EXERCISE AIM |
Which lines hold the word "standalone"? Copy each of them from the material.

INFORMATION PROVIDED |
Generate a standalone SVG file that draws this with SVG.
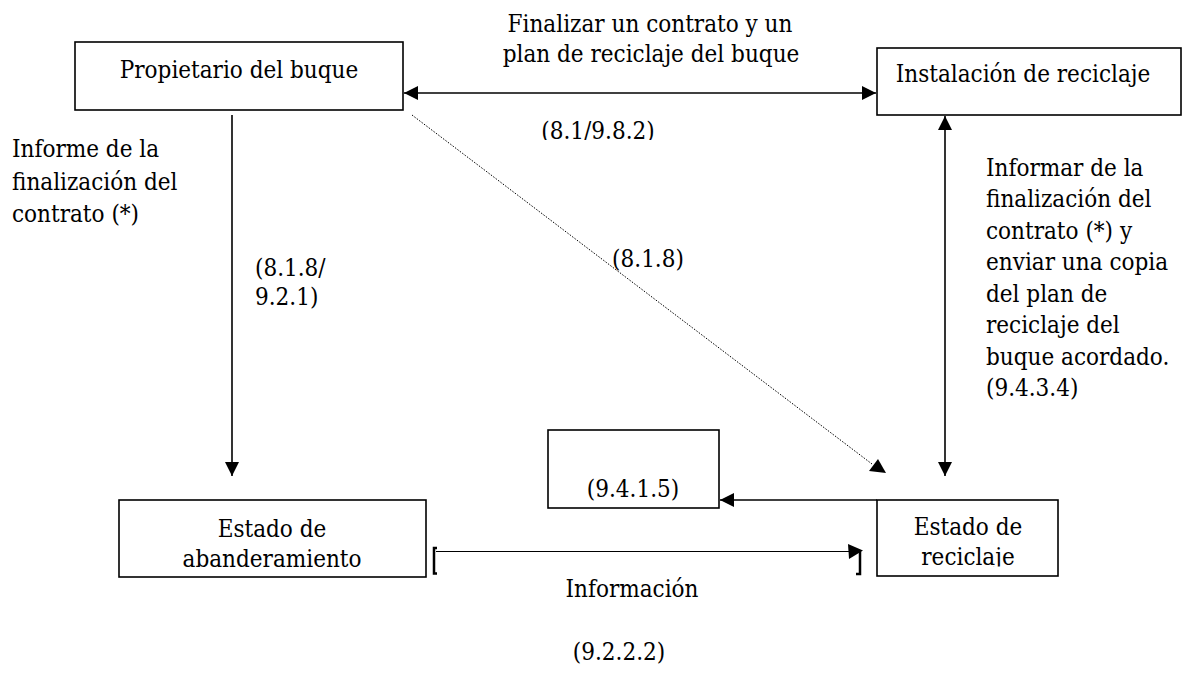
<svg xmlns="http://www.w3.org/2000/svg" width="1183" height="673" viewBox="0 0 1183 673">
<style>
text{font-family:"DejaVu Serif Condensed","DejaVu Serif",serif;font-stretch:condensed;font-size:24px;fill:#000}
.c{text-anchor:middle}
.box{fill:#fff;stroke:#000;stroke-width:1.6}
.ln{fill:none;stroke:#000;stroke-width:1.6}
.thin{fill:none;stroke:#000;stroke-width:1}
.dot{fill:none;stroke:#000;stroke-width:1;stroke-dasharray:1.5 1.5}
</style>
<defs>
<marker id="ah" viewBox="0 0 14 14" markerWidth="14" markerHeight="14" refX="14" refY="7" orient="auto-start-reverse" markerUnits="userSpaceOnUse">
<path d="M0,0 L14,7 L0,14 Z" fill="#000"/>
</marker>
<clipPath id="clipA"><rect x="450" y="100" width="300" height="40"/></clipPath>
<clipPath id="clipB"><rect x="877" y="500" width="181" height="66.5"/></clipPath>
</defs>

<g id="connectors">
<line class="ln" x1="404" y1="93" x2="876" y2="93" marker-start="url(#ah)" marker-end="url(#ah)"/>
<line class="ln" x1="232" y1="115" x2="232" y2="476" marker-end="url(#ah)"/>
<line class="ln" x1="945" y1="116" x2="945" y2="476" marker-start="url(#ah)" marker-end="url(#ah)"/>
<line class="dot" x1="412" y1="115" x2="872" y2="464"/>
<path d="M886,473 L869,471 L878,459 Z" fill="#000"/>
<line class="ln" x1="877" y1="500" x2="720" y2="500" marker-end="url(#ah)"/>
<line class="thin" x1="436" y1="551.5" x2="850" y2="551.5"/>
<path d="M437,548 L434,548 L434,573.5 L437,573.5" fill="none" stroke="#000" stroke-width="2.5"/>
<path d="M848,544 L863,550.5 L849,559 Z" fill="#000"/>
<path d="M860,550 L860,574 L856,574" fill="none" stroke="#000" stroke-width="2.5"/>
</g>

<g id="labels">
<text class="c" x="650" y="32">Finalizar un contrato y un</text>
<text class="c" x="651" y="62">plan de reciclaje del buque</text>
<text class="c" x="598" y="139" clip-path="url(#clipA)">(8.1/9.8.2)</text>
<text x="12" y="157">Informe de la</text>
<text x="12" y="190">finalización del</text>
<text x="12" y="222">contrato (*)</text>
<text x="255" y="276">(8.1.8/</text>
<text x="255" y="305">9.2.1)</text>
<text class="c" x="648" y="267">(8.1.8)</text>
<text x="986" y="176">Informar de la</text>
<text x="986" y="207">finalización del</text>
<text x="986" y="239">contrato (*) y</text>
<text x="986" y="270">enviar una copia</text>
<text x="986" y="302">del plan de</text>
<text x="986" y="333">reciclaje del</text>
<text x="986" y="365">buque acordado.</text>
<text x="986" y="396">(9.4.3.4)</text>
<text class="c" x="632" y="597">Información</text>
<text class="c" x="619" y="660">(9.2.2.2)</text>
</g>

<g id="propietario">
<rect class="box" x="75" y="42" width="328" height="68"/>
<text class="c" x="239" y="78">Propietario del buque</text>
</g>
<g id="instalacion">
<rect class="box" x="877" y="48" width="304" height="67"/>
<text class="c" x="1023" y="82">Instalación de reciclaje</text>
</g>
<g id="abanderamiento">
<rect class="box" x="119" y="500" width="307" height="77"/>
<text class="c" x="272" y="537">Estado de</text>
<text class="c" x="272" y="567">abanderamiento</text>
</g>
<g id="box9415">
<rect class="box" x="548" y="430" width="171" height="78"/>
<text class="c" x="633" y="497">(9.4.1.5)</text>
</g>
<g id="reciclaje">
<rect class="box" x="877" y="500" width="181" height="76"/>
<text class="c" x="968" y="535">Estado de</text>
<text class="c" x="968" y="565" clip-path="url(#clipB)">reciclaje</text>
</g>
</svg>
* * *
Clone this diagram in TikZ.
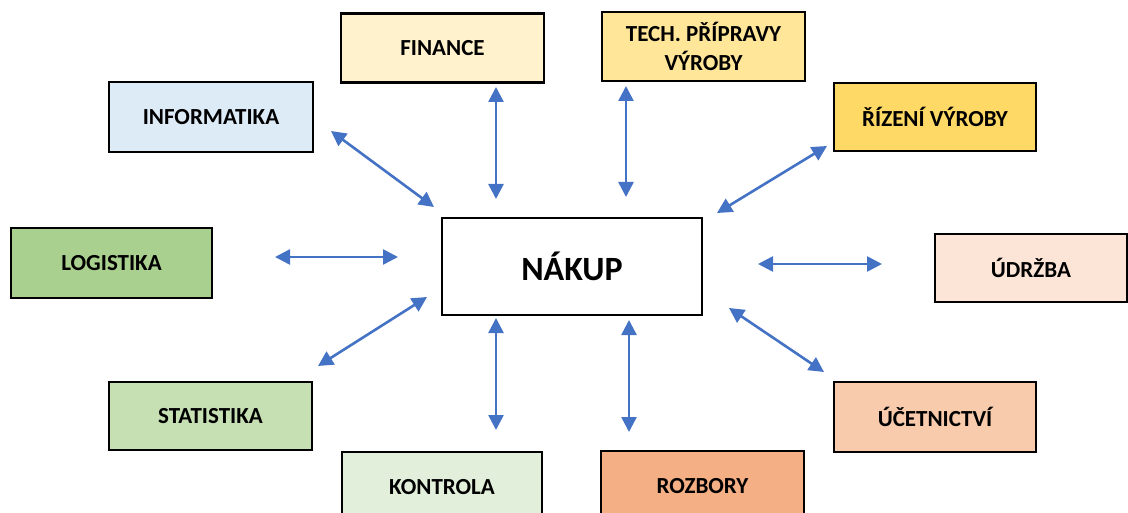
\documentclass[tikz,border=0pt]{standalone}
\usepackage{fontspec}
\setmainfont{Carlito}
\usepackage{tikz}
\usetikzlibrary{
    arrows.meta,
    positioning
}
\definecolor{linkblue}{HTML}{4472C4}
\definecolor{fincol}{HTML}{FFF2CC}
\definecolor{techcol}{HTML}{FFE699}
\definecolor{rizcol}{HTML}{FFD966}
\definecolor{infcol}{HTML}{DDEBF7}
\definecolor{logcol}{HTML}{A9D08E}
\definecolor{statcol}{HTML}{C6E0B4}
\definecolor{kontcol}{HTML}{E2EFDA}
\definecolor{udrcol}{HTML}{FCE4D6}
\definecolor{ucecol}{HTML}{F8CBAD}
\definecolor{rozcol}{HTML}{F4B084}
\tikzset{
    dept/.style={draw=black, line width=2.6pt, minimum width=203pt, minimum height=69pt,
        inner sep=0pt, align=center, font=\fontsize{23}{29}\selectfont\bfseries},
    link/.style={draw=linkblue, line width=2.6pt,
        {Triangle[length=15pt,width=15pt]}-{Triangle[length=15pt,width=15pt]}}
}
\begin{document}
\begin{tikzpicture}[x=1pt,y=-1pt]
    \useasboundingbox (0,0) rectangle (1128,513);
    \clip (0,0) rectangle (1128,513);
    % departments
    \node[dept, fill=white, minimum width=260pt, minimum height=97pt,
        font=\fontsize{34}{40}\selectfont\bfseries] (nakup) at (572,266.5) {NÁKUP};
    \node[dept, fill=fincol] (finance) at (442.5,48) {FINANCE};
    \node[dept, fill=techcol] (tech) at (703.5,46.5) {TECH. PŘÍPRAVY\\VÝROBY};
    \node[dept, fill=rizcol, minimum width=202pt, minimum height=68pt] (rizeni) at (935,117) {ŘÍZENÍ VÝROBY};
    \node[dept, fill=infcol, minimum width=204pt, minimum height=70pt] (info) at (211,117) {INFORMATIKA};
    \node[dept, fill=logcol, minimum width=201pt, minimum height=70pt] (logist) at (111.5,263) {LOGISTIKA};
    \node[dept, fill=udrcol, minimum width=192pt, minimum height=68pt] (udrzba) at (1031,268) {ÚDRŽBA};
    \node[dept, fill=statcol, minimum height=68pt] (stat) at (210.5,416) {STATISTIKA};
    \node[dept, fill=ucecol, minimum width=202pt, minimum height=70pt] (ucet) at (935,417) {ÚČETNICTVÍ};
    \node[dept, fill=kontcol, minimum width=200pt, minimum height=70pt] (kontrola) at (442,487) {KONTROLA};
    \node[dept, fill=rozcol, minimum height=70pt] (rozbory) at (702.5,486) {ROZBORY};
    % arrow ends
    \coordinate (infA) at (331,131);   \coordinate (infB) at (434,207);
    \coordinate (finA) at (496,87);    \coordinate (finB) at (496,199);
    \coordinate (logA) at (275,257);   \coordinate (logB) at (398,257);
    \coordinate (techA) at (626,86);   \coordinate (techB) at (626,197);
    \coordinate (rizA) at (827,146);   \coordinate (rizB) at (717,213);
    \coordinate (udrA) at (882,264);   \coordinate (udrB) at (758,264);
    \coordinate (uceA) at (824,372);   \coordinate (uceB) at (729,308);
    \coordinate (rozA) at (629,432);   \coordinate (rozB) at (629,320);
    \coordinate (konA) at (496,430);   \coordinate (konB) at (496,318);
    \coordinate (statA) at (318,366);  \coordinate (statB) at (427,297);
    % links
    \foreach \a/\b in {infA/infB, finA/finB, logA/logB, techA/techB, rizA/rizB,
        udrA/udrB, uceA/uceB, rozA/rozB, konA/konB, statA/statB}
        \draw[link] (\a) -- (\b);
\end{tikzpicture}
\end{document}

FULL ANSWER |
Generate a standalone SVG file that draws this with SVG.
\documentclass[tikz,border=0pt]{standalone}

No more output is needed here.